-- Input rows --
## START

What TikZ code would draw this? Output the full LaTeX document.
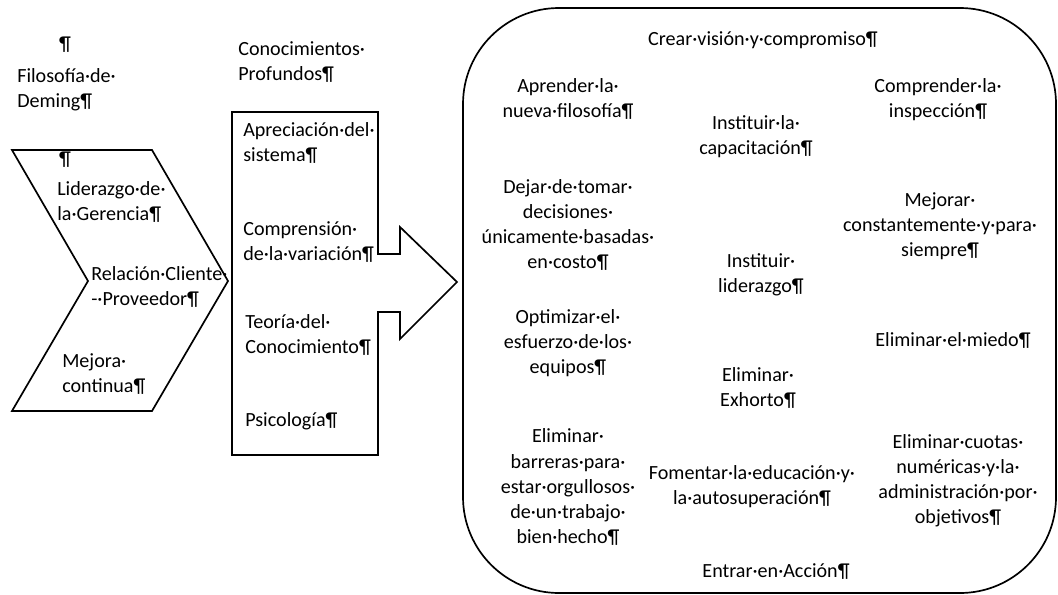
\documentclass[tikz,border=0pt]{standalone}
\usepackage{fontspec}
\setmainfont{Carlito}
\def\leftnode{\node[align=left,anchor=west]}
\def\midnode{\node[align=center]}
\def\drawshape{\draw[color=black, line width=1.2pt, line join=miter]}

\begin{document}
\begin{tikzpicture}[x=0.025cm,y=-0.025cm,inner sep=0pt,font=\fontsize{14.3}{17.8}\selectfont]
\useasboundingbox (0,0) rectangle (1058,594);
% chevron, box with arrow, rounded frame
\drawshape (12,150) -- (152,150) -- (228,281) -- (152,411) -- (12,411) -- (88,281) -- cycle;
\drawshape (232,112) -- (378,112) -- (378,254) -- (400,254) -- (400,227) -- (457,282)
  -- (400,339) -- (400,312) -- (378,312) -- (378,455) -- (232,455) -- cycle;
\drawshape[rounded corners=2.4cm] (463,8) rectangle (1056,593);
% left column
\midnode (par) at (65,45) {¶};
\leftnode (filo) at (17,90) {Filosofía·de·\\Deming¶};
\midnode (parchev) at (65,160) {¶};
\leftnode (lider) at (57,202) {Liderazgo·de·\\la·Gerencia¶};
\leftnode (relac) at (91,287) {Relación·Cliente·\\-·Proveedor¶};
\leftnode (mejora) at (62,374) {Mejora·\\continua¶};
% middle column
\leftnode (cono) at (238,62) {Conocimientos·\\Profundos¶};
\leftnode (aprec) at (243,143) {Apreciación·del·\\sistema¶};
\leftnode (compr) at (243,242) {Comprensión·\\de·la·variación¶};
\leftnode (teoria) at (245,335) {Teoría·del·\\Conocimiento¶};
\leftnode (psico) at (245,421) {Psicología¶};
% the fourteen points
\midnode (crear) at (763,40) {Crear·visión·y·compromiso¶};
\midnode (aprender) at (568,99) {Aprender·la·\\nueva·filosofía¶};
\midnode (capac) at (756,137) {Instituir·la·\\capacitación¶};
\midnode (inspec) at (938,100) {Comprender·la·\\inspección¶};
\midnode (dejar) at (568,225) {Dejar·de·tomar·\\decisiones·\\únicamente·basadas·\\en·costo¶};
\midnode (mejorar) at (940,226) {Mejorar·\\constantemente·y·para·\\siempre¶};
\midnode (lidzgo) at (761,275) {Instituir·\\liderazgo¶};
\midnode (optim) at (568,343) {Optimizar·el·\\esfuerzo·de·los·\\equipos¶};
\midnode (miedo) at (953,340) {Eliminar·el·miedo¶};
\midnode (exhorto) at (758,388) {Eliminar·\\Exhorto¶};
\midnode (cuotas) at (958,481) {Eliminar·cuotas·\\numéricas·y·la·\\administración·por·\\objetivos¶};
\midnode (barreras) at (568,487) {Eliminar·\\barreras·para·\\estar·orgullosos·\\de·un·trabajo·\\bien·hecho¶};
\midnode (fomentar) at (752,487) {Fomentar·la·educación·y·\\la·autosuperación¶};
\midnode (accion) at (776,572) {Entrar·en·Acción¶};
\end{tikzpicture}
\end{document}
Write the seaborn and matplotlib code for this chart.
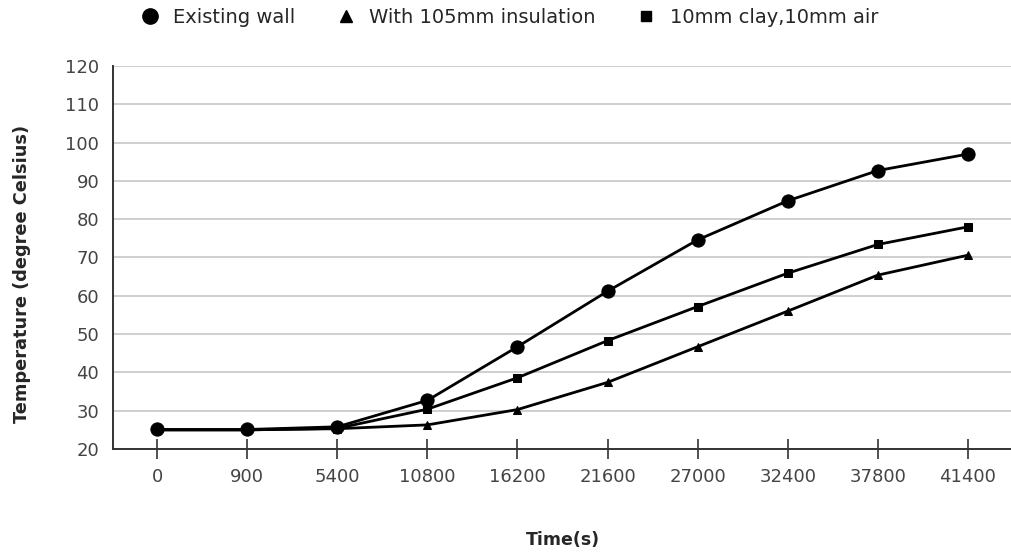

## END
## START

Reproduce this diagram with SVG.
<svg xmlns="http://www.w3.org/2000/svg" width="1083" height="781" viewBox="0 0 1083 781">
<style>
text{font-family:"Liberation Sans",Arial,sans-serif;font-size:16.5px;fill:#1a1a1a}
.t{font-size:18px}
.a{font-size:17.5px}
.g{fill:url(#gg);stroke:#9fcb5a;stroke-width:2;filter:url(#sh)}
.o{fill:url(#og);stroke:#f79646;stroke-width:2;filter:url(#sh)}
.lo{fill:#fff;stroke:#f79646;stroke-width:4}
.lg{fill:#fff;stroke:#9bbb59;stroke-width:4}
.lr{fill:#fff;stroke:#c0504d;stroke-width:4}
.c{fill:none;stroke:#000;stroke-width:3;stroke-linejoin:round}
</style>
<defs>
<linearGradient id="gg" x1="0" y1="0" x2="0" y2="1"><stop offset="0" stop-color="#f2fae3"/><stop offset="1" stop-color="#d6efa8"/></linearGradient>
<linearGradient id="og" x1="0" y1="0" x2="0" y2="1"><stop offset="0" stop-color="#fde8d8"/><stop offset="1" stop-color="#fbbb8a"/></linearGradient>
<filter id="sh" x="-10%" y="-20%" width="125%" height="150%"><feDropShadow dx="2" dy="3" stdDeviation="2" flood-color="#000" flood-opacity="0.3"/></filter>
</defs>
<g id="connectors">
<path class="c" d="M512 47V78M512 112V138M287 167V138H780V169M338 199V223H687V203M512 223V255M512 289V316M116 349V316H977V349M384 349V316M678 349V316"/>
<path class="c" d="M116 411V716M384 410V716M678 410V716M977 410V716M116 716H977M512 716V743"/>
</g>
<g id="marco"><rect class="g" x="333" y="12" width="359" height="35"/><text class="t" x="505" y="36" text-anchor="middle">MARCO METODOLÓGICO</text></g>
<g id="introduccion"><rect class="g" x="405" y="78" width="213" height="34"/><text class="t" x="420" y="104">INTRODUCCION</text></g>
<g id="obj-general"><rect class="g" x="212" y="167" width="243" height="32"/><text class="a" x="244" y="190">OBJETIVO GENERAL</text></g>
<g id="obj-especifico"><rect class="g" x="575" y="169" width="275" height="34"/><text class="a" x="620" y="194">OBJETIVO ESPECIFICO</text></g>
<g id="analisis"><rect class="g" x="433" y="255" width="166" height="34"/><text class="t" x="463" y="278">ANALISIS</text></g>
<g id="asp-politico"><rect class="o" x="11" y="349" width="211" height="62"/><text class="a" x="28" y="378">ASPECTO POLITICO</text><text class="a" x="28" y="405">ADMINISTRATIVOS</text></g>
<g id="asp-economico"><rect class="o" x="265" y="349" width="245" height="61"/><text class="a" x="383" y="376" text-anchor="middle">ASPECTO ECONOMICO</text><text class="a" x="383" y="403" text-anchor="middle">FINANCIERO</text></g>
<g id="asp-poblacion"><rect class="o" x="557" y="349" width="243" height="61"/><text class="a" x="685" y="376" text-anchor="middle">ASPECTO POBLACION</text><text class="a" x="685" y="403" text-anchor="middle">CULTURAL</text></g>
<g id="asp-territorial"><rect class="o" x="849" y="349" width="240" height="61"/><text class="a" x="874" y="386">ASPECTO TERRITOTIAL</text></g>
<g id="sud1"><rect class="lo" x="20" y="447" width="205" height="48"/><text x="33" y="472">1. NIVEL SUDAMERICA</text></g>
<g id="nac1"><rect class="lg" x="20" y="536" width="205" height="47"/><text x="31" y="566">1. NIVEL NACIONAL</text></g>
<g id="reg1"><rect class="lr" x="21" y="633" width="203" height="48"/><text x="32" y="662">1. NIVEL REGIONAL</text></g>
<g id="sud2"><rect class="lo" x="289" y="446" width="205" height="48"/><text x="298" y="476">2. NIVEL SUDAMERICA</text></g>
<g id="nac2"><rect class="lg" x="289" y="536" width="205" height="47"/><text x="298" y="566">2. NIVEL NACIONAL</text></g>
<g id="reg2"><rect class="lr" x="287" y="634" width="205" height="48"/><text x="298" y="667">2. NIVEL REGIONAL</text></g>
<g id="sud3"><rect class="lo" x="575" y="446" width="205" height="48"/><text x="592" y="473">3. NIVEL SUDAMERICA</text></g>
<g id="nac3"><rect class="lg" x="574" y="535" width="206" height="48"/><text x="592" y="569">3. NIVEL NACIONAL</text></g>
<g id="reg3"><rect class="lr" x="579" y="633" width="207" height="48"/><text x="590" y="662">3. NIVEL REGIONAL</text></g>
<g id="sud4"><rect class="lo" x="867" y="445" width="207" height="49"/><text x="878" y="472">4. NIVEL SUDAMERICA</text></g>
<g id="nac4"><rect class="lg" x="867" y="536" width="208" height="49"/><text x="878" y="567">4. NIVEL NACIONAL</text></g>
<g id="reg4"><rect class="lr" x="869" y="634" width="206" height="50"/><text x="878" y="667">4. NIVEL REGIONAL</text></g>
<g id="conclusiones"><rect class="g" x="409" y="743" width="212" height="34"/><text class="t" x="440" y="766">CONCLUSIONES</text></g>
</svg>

## END

-- Written instruction --
Among the entries above, take the lines from the one with "What TikZ code" through the one with "line width=1.2pt, line" and retype them exactly, leaving out the pictures.

-- Full solution --
What TikZ code would draw this? Output the full LaTeX document.
\documentclass[tikz,border=0pt]{standalone}
\usepackage{fontspec}
\setmainfont{Carlito}
\def\leftnode{\node[align=left,anchor=west]}
\def\midnode{\node[align=center]}
\def\drawshape{\draw[color=black, line width=1.2pt, line join=miter]}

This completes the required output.